• WHAT IS NEEDED:
Output the data exactly, with every line intact.

________________________________________

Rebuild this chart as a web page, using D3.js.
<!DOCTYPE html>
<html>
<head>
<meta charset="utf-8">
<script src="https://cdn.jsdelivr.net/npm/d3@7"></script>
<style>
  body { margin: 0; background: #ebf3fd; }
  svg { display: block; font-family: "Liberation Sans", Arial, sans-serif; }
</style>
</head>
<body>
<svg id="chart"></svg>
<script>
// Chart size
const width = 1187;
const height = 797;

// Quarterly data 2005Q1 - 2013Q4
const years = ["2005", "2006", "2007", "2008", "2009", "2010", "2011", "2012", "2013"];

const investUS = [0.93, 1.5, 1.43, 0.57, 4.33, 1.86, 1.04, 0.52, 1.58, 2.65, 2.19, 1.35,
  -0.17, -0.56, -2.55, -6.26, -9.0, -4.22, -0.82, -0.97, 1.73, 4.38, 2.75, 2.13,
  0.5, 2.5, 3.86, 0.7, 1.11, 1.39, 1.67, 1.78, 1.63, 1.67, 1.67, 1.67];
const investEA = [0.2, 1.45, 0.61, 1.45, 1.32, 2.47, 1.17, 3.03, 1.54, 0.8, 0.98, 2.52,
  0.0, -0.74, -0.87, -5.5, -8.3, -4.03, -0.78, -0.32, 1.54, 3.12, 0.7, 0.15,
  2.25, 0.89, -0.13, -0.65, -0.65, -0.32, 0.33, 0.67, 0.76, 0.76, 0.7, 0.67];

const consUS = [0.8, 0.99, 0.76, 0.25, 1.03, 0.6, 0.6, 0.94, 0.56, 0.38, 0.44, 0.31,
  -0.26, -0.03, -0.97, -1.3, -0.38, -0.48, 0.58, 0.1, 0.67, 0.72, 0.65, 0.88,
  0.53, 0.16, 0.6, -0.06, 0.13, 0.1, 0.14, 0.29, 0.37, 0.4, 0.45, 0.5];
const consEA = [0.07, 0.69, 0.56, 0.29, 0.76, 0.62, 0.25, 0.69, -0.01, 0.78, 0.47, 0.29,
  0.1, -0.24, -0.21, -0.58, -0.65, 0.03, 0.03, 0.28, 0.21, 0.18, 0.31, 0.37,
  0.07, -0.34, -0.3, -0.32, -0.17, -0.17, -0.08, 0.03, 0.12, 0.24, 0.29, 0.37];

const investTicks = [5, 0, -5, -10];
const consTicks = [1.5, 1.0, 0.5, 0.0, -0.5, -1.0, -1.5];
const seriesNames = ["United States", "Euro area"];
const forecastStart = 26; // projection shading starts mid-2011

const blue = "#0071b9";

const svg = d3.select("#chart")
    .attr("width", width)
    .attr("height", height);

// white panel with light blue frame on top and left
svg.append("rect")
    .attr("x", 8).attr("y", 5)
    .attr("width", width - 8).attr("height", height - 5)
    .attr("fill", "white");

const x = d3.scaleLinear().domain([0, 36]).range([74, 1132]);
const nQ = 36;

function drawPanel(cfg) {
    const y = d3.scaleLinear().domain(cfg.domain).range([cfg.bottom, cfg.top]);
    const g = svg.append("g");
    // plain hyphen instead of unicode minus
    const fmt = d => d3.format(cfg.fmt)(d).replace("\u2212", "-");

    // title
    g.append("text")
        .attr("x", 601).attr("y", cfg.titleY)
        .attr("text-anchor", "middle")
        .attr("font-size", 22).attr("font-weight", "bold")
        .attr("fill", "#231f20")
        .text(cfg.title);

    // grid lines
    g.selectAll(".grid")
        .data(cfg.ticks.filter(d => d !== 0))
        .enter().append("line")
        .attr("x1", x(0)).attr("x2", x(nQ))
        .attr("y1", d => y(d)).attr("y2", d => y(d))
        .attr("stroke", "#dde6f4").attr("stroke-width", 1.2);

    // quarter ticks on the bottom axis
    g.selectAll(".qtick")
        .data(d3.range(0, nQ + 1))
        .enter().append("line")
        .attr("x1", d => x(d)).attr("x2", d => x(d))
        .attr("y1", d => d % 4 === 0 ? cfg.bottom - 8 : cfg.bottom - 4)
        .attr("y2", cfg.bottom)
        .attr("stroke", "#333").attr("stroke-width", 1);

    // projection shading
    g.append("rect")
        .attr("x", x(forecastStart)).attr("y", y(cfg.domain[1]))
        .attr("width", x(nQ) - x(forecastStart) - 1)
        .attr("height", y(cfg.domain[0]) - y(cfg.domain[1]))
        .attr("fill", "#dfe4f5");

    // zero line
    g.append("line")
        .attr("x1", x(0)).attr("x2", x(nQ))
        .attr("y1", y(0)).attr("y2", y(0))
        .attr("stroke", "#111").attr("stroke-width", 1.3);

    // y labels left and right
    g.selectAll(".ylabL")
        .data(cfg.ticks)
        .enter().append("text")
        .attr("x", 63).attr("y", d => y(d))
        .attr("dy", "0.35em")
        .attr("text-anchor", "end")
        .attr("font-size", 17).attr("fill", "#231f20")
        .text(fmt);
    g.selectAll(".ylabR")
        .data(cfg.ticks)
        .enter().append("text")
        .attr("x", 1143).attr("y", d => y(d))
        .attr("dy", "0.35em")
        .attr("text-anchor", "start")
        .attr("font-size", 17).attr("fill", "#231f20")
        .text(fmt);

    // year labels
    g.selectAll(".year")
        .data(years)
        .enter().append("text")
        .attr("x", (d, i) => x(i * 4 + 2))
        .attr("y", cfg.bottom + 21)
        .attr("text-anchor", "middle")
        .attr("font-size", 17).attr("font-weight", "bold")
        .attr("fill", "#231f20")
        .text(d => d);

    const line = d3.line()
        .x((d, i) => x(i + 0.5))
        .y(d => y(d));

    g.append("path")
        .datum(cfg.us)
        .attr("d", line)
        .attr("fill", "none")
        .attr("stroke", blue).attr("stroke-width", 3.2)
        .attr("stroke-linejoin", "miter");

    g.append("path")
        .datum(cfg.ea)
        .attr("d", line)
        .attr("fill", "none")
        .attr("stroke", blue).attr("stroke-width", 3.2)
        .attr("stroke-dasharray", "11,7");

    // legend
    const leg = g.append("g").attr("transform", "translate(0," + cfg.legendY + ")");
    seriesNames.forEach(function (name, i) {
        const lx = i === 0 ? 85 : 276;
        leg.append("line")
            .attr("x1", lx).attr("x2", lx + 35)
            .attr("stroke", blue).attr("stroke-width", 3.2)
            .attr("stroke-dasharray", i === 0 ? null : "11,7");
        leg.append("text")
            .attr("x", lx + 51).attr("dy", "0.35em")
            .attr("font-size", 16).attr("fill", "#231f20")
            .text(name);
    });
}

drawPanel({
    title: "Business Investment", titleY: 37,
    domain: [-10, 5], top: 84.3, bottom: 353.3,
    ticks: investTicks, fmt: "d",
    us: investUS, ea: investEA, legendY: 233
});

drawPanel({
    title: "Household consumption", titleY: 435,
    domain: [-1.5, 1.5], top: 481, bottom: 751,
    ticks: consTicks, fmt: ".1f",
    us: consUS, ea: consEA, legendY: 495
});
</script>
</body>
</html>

________________________________________

• RESPONSE BELOW:
Rebuild this chart as a web page, using D3.js.
<!DOCTYPE html>
<html>
<head>
<meta charset="utf-8">
<script src="https://cdn.jsdelivr.net/npm/d3@7"></script>
<style>
  body { margin: 0; background: #ebf3fd; }
  svg { display: block; font-family: "Liberation Sans", Arial, sans-serif; }
</style>
</head>
<body>
<svg id="chart"></svg>
<script>
// Chart size
const width = 1187;
const height = 797;

// Quarterly data 2005Q1 - 2013Q4
const years = ["2005", "2006", "2007", "2008", "2009", "2010", "2011", "2012", "2013"];

const investUS = [0.93, 1.5, 1.43, 0.57, 4.33, 1.86, 1.04, 0.52, 1.58, 2.65, 2.19, 1.35,
  -0.17, -0.56, -2.55, -6.26, -9.0, -4.22, -0.82, -0.97, 1.73, 4.38, 2.75, 2.13,
  0.5, 2.5, 3.86, 0.7, 1.11, 1.39, 1.67, 1.78, 1.63, 1.67, 1.67, 1.67];
const investEA = [0.2, 1.45, 0.61, 1.45, 1.32, 2.47, 1.17, 3.03, 1.54, 0.8, 0.98, 2.52,
  0.0, -0.74, -0.87, -5.5, -8.3, -4.03, -0.78, -0.32, 1.54, 3.12, 0.7, 0.15,
  2.25, 0.89, -0.13, -0.65, -0.65, -0.32, 0.33, 0.67, 0.76, 0.76, 0.7, 0.67];

const consUS = [0.8, 0.99, 0.76, 0.25, 1.03, 0.6, 0.6, 0.94, 0.56, 0.38, 0.44, 0.31,
  -0.26, -0.03, -0.97, -1.3, -0.38, -0.48, 0.58, 0.1, 0.67, 0.72, 0.65, 0.88,
  0.53, 0.16, 0.6, -0.06, 0.13, 0.1, 0.14, 0.29, 0.37, 0.4, 0.45, 0.5];
const consEA = [0.07, 0.69, 0.56, 0.29, 0.76, 0.62, 0.25, 0.69, -0.01, 0.78, 0.47, 0.29,
  0.1, -0.24, -0.21, -0.58, -0.65, 0.03, 0.03, 0.28, 0.21, 0.18, 0.31, 0.37,
  0.07, -0.34, -0.3, -0.32, -0.17, -0.17, -0.08, 0.03, 0.12, 0.24, 0.29, 0.37];

const investTicks = [5, 0, -5, -10];
const consTicks = [1.5, 1.0, 0.5, 0.0, -0.5, -1.0, -1.5];
const seriesNames = ["United States", "Euro area"];
const forecastStart = 26; // projection shading starts mid-2011

const blue = "#0071b9";

const svg = d3.select("#chart")
    .attr("width", width)
    .attr("height", height);

// white panel with light blue frame on top and left
svg.append("rect")
    .attr("x", 8).attr("y", 5)
    .attr("width", width - 8).attr("height", height - 5)
    .attr("fill", "white");

const x = d3.scaleLinear().domain([0, 36]).range([74, 1132]);
const nQ = 36;

function drawPanel(cfg) {
    const y = d3.scaleLinear().domain(cfg.domain).range([cfg.bottom, cfg.top]);
    const g = svg.append("g");
    // plain hyphen instead of unicode minus
    const fmt = d => d3.format(cfg.fmt)(d).replace("\u2212", "-");

    // title
    g.append("text")
        .attr("x", 601).attr("y", cfg.titleY)
        .attr("text-anchor", "middle")
        .attr("font-size", 22).attr("font-weight", "bold")
        .attr("fill", "#231f20")
        .text(cfg.title);

    // grid lines
    g.selectAll(".grid")
        .data(cfg.ticks.filter(d => d !== 0))
        .enter().append("line")
        .attr("x1", x(0)).attr("x2", x(nQ))
        .attr("y1", d => y(d)).attr("y2", d => y(d))
        .attr("stroke", "#dde6f4").attr("stroke-width", 1.2);

    // quarter ticks on the bottom axis
    g.selectAll(".qtick")
        .data(d3.range(0, nQ + 1))
        .enter().append("line")
        .attr("x1", d => x(d)).attr("x2", d => x(d))
        .attr("y1", d => d % 4 === 0 ? cfg.bottom - 8 : cfg.bottom - 4)
        .attr("y2", cfg.bottom)
        .attr("stroke", "#333").attr("stroke-width", 1);

    // projection shading
    g.append("rect")
        .attr("x", x(forecastStart)).attr("y", y(cfg.domain[1]))
        .attr("width", x(nQ) - x(forecastStart) - 1)
        .attr("height", y(cfg.domain[0]) - y(cfg.domain[1]))
        .attr("fill", "#dfe4f5");

    // zero line
    g.append("line")
        .attr("x1", x(0)).attr("x2", x(nQ))
        .attr("y1", y(0)).attr("y2", y(0))
        .attr("stroke", "#111").attr("stroke-width", 1.3);

    // y labels left and right
    g.selectAll(".ylabL")
        .data(cfg.ticks)
        .enter().append("text")
        .attr("x", 63).attr("y", d => y(d))
        .attr("dy", "0.35em")
        .attr("text-anchor", "end")
        .attr("font-size", 17).attr("fill", "#231f20")
        .text(fmt);
    g.selectAll(".ylabR")
        .data(cfg.ticks)
        .enter().append("text")
        .attr("x", 1143).attr("y", d => y(d))
        .attr("dy", "0.35em")
        .attr("text-anchor", "start")
        .attr("font-size", 17).attr("fill", "#231f20")
        .text(fmt);

    // year labels
    g.selectAll(".year")
        .data(years)
        .enter().append("text")
        .attr("x", (d, i) => x(i * 4 + 2))
        .attr("y", cfg.bottom + 21)
        .attr("text-anchor", "middle")
        .attr("font-size", 17).attr("font-weight", "bold")
        .attr("fill", "#231f20")
        .text(d => d);

    const line = d3.line()
        .x((d, i) => x(i + 0.5))
        .y(d => y(d));

    g.append("path")
        .datum(cfg.us)
        .attr("d", line)
        .attr("fill", "none")
        .attr("stroke", blue).attr("stroke-width", 3.2)
        .attr("stroke-linejoin", "miter");

    g.append("path")
        .datum(cfg.ea)
        .attr("d", line)
        .attr("fill", "none")
        .attr("stroke", blue).attr("stroke-width", 3.2)
        .attr("stroke-dasharray", "11,7");

    // legend
    const leg = g.append("g").attr("transform", "translate(0," + cfg.legendY + ")");
    seriesNames.forEach(function (name, i) {
        const lx = i === 0 ? 85 : 276;
        leg.append("line")
            .attr("x1", lx).attr("x2", lx + 35)
            .attr("stroke", blue).attr("stroke-width", 3.2)
            .attr("stroke-dasharray", i === 0 ? null : "11,7");
        leg.append("text")
            .attr("x", lx + 51).attr("dy", "0.35em")
            .attr("font-size", 16).attr("fill", "#231f20")
            .text(name);
    });
}

drawPanel({
    title: "Business Investment", titleY: 37,
    domain: [-10, 5], top: 84.3, bottom: 353.3,
    ticks: investTicks, fmt: "d",
    us: investUS, ea: investEA, legendY: 233
});

drawPanel({
    title: "Household consumption", titleY: 435,
    domain: [-1.5, 1.5], top: 481, bottom: 751,
    ticks: consTicks, fmt: ".1f",
    us: consUS, ea: consEA, legendY: 495
});
</script>
</body>
</html>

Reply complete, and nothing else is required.